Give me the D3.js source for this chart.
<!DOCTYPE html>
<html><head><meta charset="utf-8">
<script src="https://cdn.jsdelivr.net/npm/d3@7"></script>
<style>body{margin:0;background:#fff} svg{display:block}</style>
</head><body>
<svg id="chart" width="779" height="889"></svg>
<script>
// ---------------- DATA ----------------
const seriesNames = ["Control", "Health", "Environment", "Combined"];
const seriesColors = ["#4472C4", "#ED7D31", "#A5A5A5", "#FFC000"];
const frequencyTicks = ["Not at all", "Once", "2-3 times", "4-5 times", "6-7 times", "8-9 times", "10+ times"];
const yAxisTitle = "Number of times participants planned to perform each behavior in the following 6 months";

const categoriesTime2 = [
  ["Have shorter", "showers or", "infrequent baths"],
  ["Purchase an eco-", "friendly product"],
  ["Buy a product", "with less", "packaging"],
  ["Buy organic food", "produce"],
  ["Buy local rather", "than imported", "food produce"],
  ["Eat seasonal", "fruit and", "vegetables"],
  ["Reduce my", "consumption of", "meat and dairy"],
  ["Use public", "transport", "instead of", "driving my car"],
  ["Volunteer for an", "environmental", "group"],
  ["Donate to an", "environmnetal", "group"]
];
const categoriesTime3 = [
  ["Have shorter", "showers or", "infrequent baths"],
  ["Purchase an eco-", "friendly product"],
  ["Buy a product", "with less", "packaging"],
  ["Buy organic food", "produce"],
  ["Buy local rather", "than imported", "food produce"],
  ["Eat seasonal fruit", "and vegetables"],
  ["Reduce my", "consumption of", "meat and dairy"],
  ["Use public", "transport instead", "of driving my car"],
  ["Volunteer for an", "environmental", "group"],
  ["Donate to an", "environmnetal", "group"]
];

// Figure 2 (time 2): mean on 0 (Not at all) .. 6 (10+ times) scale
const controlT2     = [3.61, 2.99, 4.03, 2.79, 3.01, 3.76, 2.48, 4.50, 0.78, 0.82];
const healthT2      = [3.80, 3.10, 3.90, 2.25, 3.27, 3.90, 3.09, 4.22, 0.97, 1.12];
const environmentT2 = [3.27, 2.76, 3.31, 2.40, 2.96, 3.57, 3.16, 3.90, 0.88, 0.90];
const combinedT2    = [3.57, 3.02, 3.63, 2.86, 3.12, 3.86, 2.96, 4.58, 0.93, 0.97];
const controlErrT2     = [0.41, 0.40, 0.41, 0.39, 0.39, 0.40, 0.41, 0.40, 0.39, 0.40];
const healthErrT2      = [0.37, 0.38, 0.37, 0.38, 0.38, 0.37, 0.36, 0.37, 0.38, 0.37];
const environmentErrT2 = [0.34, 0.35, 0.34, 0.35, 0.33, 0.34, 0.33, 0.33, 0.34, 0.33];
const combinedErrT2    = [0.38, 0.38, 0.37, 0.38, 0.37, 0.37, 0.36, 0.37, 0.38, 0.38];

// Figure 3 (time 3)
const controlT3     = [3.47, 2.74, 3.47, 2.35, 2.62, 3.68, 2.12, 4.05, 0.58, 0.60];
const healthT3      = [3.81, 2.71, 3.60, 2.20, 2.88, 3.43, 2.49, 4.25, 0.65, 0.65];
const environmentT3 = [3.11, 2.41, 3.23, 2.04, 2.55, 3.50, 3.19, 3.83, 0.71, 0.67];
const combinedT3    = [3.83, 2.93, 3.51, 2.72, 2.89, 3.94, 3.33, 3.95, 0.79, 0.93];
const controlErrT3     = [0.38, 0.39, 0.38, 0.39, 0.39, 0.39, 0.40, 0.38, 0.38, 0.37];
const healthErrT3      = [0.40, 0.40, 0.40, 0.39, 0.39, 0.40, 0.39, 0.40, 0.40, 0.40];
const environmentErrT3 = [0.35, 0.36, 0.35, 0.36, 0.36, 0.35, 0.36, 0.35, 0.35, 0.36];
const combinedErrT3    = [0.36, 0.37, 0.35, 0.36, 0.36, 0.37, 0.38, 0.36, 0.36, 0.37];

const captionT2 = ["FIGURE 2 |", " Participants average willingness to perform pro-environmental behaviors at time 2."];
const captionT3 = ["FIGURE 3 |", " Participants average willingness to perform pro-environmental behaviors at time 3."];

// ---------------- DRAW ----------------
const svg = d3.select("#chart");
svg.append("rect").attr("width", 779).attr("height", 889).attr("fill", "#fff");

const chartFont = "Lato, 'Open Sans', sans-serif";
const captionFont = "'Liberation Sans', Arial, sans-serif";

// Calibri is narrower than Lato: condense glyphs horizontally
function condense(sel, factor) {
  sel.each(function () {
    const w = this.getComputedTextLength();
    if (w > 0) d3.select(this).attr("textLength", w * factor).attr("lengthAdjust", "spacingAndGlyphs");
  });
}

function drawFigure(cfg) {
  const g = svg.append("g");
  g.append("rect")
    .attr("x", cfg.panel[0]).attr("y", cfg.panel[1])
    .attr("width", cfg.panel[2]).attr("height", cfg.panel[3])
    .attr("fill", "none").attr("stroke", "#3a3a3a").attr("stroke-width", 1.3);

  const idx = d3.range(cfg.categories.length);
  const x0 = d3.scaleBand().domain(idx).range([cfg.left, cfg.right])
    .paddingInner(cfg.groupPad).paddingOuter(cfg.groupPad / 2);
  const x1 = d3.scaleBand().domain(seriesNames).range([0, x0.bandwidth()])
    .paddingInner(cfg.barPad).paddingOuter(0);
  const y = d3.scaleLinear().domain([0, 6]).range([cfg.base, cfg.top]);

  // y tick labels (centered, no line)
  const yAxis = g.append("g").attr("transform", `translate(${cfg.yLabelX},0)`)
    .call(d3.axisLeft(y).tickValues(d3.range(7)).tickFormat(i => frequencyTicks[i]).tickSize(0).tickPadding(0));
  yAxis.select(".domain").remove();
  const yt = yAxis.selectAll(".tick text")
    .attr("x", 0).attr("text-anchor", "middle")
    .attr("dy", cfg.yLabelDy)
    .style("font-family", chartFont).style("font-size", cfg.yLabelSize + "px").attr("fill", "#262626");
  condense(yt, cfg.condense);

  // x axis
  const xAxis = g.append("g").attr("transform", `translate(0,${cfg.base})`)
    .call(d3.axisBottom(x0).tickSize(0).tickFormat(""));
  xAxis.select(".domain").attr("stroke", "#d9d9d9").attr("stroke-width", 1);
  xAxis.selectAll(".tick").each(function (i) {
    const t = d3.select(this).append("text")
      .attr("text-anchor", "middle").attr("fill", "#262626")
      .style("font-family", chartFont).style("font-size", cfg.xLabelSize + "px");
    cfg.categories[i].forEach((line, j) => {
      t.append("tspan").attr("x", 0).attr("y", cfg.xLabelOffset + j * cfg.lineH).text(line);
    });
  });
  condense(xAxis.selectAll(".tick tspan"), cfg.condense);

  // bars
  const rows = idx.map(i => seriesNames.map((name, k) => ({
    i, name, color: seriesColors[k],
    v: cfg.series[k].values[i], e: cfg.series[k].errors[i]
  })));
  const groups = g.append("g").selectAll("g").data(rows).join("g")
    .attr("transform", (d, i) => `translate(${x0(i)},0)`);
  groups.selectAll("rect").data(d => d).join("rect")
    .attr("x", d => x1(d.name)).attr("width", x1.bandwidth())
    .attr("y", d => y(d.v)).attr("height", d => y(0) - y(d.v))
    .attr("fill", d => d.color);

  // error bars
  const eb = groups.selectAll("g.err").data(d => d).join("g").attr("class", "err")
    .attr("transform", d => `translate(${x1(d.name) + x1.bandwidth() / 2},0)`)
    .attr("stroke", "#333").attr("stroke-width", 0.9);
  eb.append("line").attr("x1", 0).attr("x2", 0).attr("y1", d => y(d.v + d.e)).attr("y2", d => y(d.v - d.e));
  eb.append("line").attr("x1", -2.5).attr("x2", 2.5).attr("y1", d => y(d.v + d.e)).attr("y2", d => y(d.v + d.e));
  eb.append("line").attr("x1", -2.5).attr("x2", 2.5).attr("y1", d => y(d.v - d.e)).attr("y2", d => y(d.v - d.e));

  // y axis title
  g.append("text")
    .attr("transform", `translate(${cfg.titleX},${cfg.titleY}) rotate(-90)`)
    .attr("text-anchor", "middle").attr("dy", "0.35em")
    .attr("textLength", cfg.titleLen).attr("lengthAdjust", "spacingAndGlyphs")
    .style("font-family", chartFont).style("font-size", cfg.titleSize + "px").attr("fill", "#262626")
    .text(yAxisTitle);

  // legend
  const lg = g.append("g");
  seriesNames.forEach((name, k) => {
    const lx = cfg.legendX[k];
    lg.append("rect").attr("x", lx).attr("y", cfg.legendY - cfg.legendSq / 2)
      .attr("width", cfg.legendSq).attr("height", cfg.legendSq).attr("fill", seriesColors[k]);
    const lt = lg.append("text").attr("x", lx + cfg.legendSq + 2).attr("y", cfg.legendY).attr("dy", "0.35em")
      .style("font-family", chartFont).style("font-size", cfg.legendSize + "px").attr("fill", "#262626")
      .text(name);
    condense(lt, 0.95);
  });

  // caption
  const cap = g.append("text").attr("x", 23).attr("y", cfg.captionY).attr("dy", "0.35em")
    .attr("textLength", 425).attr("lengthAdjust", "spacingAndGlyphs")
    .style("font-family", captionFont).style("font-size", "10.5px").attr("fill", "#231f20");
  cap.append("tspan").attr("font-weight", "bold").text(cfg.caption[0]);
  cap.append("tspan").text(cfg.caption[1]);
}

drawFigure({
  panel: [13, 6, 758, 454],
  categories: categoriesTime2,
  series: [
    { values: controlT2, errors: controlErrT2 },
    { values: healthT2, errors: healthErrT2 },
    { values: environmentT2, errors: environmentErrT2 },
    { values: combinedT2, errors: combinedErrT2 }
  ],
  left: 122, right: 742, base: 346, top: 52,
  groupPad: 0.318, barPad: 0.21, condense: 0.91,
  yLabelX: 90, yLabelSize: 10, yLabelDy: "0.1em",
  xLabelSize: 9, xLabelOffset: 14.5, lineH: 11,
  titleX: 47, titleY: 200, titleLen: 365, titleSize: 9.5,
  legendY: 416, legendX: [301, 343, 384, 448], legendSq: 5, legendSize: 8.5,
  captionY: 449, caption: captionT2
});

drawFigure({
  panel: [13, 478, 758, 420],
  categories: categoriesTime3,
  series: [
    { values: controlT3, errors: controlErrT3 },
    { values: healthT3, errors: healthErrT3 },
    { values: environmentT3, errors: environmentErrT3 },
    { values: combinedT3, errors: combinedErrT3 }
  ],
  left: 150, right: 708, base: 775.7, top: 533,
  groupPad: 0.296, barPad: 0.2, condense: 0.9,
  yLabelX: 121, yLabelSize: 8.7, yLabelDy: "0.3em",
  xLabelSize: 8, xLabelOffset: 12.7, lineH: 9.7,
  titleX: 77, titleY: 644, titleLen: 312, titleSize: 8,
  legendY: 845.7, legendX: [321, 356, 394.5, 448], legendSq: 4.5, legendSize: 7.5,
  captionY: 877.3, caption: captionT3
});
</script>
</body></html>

**Aim**
Beginning at the top of the data, extract each line through the line containing "of times participants" and return those lines exactly, with nothing added.

**Response below**
Give me the D3.js source for this chart.
<!DOCTYPE html>
<html><head><meta charset="utf-8">
<script src="https://cdn.jsdelivr.net/npm/d3@7"></script>
<style>body{margin:0;background:#fff} svg{display:block}</style>
</head><body>
<svg id="chart" width="779" height="889"></svg>
<script>
// ---------------- DATA ----------------
const seriesNames = ["Control", "Health", "Environment", "Combined"];
const seriesColors = ["#4472C4", "#ED7D31", "#A5A5A5", "#FFC000"];
const frequencyTicks = ["Not at all", "Once", "2-3 times", "4-5 times", "6-7 times", "8-9 times", "10+ times"];
const yAxisTitle = "Number of times participants planned to perform each behavior in the following 6 months";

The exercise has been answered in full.